Records from a dataset.
· · · · · · ·

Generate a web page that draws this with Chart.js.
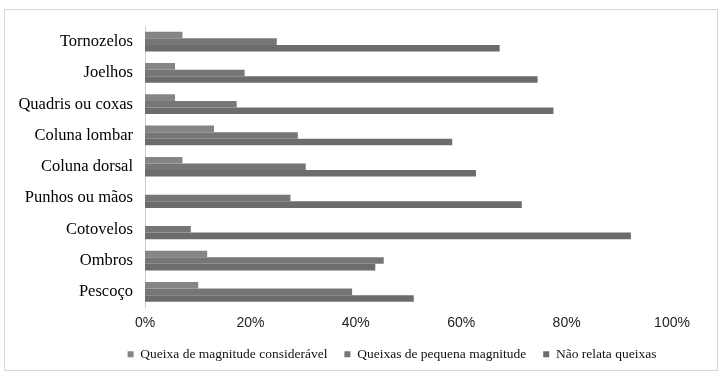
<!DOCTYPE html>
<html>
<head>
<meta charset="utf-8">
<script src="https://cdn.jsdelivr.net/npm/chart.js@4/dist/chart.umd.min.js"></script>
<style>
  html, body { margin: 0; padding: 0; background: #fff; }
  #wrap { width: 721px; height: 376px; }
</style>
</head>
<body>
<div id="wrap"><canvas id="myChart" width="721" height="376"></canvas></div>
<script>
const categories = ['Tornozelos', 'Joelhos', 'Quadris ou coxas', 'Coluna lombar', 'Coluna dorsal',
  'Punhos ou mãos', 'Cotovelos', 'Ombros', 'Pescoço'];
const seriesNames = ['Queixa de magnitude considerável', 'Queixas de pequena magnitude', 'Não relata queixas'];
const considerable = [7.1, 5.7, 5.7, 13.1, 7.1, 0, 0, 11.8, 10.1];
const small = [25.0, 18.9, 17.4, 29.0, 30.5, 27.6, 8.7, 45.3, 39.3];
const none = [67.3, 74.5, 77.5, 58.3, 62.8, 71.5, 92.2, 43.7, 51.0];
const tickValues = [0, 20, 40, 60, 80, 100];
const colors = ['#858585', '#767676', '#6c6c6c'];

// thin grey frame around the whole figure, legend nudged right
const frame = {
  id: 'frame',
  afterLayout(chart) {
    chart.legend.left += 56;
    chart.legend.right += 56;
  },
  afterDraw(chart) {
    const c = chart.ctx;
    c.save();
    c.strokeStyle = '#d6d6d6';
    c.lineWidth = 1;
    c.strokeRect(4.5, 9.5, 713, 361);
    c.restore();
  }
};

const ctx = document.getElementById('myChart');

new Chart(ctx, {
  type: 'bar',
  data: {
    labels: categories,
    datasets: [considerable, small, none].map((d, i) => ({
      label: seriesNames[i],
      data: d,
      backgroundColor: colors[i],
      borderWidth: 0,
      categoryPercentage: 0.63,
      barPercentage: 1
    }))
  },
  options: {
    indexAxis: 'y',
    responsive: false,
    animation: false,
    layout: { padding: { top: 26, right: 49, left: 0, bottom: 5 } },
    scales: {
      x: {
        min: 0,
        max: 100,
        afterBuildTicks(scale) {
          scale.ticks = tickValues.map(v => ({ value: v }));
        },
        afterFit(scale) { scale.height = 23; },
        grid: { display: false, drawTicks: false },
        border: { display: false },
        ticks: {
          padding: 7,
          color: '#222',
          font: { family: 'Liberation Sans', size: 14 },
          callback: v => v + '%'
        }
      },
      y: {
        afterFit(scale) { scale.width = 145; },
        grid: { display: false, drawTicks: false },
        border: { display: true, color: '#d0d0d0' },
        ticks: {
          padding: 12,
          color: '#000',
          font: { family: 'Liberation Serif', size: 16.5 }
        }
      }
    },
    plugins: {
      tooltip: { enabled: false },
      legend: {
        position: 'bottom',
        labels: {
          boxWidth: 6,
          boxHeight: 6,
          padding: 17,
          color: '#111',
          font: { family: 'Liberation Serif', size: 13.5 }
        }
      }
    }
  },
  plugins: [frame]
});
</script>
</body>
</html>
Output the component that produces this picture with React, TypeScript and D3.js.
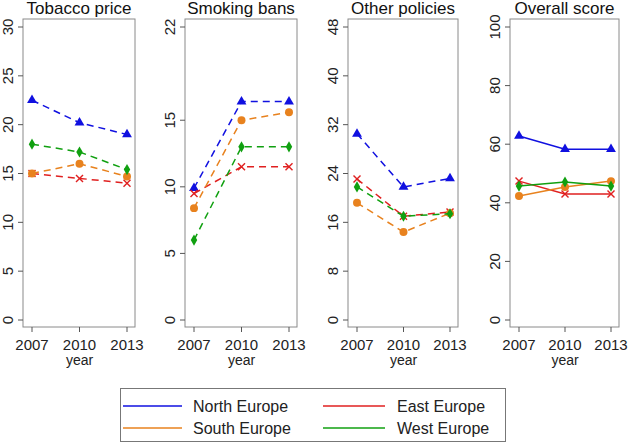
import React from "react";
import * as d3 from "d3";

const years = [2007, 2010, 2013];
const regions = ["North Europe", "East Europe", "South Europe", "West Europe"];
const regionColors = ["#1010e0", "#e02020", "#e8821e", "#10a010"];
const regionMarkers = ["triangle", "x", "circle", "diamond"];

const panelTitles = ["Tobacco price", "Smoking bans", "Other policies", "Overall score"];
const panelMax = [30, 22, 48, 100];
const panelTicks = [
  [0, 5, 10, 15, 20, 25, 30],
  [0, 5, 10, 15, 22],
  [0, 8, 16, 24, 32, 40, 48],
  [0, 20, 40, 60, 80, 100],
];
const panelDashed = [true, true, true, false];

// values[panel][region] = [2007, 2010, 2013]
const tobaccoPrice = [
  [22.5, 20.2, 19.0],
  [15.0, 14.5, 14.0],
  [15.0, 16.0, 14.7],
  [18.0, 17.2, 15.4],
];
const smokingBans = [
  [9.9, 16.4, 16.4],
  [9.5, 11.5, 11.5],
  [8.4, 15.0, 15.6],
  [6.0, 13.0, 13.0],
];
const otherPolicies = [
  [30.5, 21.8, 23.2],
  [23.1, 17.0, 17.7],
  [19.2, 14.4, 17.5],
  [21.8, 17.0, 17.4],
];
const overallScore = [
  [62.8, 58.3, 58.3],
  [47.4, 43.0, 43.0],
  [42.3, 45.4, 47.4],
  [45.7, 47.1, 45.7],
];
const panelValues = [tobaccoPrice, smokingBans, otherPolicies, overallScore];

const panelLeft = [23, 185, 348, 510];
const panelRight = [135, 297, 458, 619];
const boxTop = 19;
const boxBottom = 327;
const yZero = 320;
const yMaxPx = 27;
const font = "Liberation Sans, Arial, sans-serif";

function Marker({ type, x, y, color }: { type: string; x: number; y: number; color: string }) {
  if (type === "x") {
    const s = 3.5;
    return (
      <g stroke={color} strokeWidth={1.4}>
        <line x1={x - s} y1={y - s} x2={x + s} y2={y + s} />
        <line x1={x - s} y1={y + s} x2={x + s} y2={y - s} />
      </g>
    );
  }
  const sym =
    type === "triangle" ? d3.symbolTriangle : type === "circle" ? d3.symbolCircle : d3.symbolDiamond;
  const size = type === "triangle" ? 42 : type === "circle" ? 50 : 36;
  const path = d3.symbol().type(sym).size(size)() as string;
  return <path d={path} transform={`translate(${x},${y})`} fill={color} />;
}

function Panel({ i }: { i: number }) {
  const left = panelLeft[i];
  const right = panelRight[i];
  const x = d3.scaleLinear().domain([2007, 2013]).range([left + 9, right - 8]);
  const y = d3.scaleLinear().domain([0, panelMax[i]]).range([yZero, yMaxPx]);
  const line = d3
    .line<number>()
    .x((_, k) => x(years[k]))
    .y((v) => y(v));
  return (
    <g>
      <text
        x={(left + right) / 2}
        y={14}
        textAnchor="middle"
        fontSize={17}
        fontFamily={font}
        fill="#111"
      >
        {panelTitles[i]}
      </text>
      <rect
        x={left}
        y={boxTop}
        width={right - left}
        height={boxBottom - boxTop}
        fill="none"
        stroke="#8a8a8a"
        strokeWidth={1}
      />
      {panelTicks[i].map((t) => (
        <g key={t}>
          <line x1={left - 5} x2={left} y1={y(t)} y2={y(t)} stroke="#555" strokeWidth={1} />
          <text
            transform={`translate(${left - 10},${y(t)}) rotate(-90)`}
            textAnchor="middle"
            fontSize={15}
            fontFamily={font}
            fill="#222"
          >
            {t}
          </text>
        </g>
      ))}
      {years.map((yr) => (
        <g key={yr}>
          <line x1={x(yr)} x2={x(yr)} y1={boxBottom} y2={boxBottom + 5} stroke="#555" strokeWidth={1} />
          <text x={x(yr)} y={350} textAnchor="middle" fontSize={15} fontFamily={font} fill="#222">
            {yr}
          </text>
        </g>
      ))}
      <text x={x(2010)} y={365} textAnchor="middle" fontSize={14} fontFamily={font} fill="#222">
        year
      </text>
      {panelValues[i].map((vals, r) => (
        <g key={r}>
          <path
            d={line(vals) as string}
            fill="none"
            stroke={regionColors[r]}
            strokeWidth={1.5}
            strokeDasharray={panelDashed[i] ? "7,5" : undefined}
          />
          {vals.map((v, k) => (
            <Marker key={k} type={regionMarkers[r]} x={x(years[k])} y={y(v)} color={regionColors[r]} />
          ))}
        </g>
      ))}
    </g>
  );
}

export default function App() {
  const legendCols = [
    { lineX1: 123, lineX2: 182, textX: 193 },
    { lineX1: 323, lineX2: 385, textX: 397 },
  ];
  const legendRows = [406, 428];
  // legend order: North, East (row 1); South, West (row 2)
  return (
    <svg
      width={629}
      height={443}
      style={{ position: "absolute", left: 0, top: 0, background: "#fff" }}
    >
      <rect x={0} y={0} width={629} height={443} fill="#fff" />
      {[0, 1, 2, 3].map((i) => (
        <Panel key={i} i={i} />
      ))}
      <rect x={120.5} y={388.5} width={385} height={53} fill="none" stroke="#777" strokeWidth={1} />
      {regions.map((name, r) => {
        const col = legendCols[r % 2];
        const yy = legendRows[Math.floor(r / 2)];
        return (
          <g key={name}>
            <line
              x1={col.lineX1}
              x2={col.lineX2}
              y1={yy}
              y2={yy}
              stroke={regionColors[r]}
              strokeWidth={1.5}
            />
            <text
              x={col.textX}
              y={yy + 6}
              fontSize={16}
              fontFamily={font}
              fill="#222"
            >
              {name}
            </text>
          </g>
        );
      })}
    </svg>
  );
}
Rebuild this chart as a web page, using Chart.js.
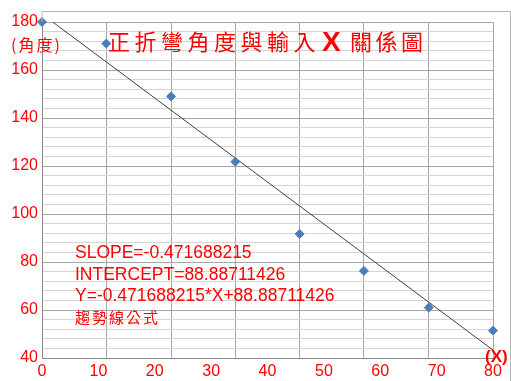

· · · · · · ·

Set exercise.
Set down again, exactly, the lines of the material above from its first line to the one with "const ctx = document.getElementById('myChart');", inclusive. Leave the pictures out.

Written solution.
Generate a web page that draws this with Chart.js.
<!DOCTYPE html>
<html>
<head>
<meta charset="utf-8">
<script src="https://cdn.jsdelivr.net/npm/chart.js@4/dist/chart.umd.min.js"></script>
<style>
  html, body { margin: 0; padding: 0; background: #fff; }
  #wrap { width: 721px; height: 376px; }
</style>
</head>
<body>
<div id="wrap"><canvas id="myChart" width="721" height="376"></canvas></div>
<script>
const categories = ['Tornozelos', 'Joelhos', 'Quadris ou coxas', 'Coluna lombar', 'Coluna dorsal',
  'Punhos ou mãos', 'Cotovelos', 'Ombros', 'Pescoço'];
const seriesNames = ['Queixa de magnitude considerável', 'Queixas de pequena magnitude', 'Não relata queixas'];
const considerable = [7.1, 5.7, 5.7, 13.1, 7.1, 0, 0, 11.8, 10.1];
const small = [25.0, 18.9, 17.4, 29.0, 30.5, 27.6, 8.7, 45.3, 39.3];
const none = [67.3, 74.5, 77.5, 58.3, 62.8, 71.5, 92.2, 43.7, 51.0];
const tickValues = [0, 20, 40, 60, 80, 100];
const colors = ['#858585', '#767676', '#6c6c6c'];

// thin grey frame around the whole figure, legend nudged right
const frame = {
  id: 'frame',
  afterLayout(chart) {
    chart.legend.left += 56;
    chart.legend.right += 56;
  },
  afterDraw(chart) {
    const c = chart.ctx;
    c.save();
    c.strokeStyle = '#d6d6d6';
    c.lineWidth = 1;
    c.strokeRect(4.5, 9.5, 713, 361);
    c.restore();
  }
};

const ctx = document.getElementById('myChart');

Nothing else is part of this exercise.